DESPITE these impressive milestones, however, I can never overcome my biggest failure as a young man. A failure that forced me to watch as countless of my peers rose to the rank of Eagle Scout without me because I refused to memorize the all-important tool of the prepared American male: Morse code. (I figured, when am I ever going to need this?)

I still have nightmares about being trapped in an old telegraph office surrounded by a band of taunting outlaws. They ride their horses back and forth laughing loudly and waving their cellphones in the air as my frightened family crouches in a corner, watching me, waiting for me to call for help using the only device on hand: an ancient telegraph.

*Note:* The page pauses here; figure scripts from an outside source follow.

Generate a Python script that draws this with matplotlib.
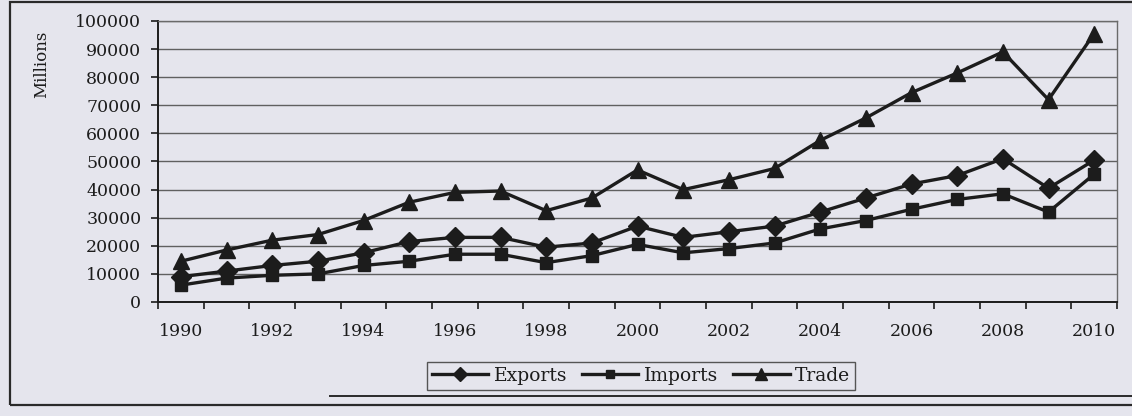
import matplotlib
matplotlib.use("Agg")
import matplotlib.pyplot as plt
from matplotlib.ticker import MultipleLocator, FixedLocator
from matplotlib.lines import Line2D
from matplotlib.patches import Rectangle

years = list(range(1990, 2011))
exports = [9000, 11000, 13000, 14500, 17500, 21500, 23000, 23000, 19500, 21000,
           27000, 23000, 25000, 27000, 32000, 37000, 42000, 45000, 51000, 40500, 50500]
imports = [6000, 8500, 9500, 10000, 13000, 14500, 17000, 17000, 14000, 16500,
           20500, 17500, 19000, 21000, 26000, 29000, 33000, 36500, 38500, 32000, 45500]
trade = [14500, 18500, 22000, 24000, 29000, 35500, 39000, 39500, 32500, 37000,
         47000, 40000, 43500, 47500, 57500, 65500, 74500, 81500, 89000, 72000, 95500]
tick_labels = [str(y) for y in years[::2]]

bg = "#e5e5ed"
ink = "#1c1c1c"
W, H = 1132, 416
fig = plt.figure(figsize=(W / 100, H / 100), dpi=100, facecolor=bg)
font = "DejaVu Serif"

ax = fig.add_axes([158 / W, 1 - 302 / H, (1117 - 158) / W, (302 - 21) / H])
ax.set_facecolor(bg)

x = list(range(len(years)))
ax.plot(x, exports, color=ink, lw=2.4, marker="D", ms=10.5, label="Exports", zorder=3)
ax.plot(x, imports, color=ink, lw=2.4, marker="s", ms=9, label="Imports", zorder=3)
ax.plot(x, trade, color=ink, lw=2.4, marker="^", ms=12, label="Trade", zorder=3)

ax.set_xlim(-0.5, len(years) - 0.5)
ax.set_ylim(0, 100000)
ax.yaxis.set_major_locator(MultipleLocator(10000))
ax.grid(axis="y", color="#606060", lw=1.0)
ax.set_axisbelow(True)

ax.xaxis.set_major_locator(FixedLocator(x[::2]))
ax.set_xticklabels(tick_labels)
ax.xaxis.set_minor_locator(FixedLocator([i - 0.5 for i in range(len(years) + 1)]))
ax.tick_params(axis="x", which="major", length=0, pad=15, labelsize=12.5, labelcolor=ink)
ax.tick_params(axis="x", which="minor", length=5, width=1.2, color=ink, direction="out")
ax.tick_params(axis="y", length=5, width=1.2, color=ink, pad=7, labelsize=12.5, labelcolor=ink)
for lab in ax.get_xticklabels() + ax.get_yticklabels():
    lab.set_fontfamily(font)

for s in ["left", "bottom"]:
    ax.spines[s].set_color(ink)
    ax.spines[s].set_linewidth(1.4)
for s in ["right", "top"]:
    ax.spines[s].set_color("#6a6a6a")
    ax.spines[s].set_linewidth(1.0)

fig.text(42 / W, 1 - 64 / H, "Millions", rotation=90, ha="center", va="center",
         fontsize=12, family=font, color=ink)

leg = fig.legend(loc="center", bbox_to_anchor=(641 / W, 1 - 376 / H), ncol=3,
                 frameon=True, fancybox=False, framealpha=1, handlelength=3.0,
                 handletextpad=0.3, columnspacing=0.8, borderpad=0.25,
                 prop={"family": font, "size": 13.5}, markerscale=0.7)
leg.get_frame().set_edgecolor("#555555")
leg.get_frame().set_facecolor(bg)
leg.get_frame().set_linewidth(1.0)
for t in leg.get_texts():
    t.set_color(ink)

# outer chart frame
fig.add_artist(Rectangle((10 / W, 1 - 405 / H), (W + 20) / W, (405 - 2) / H,
                         transform=fig.transFigure, fill=False, ec="#2a2a2a", lw=1.6))
fig.add_artist(Line2D([330 / W, 1.0], [1 - 396 / H, 1 - 396 / H],
                      transform=fig.transFigure, color="#2a2a2a", lw=1.4))

fig.savefig("out.png", dpi=100, facecolor=bg)
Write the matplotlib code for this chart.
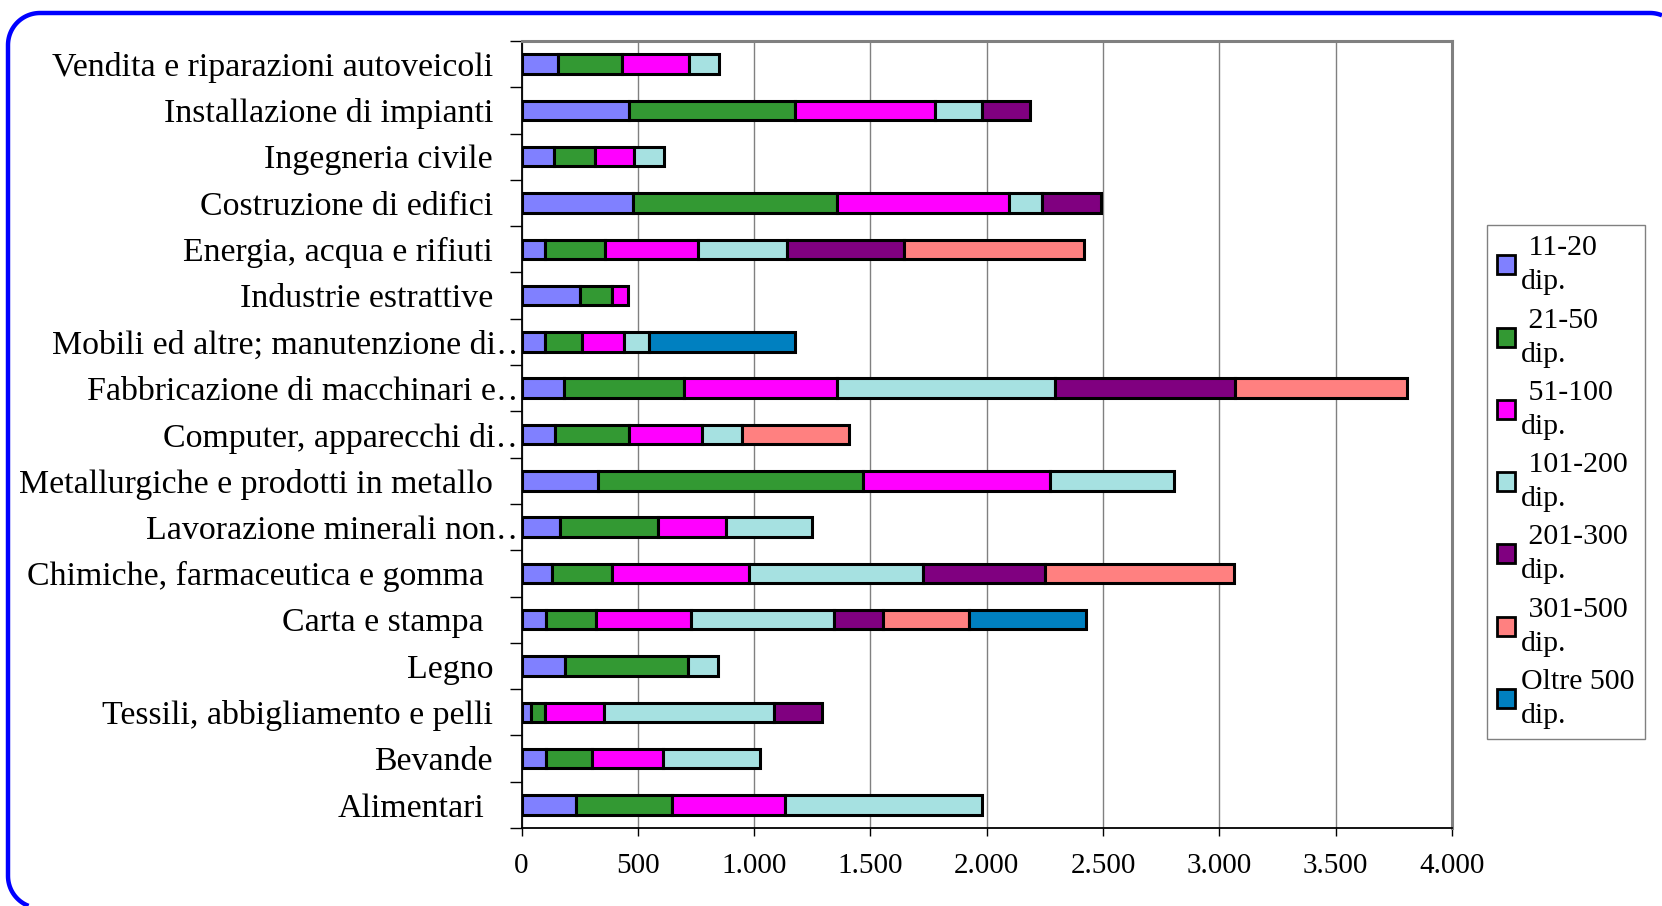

But I can’t. I can only curse a Boy Scout career that resulted in just one accomplishment: a merit badge in cooking. With no one to blame but myself, I tap out what I vaguely remember is the universal distress signal: SO4...No, that’s not right. SUS...Darn! How about S2O? But it sounds like gibberish to the operator in a nearby town, and he eventually dismisses it as just another teen-age Morse code prank.

CLEARLY, rites of passage are important, and if I had a son I would look forward to the moment in his life when I would take him into the woods where he would stay alone for 24 hours. Using only his wits and a small penknife, his task would be to open a shrink-wrapped compact disc. He has to know how to do this to be a man.

And when he has learned, maybe he can teach me.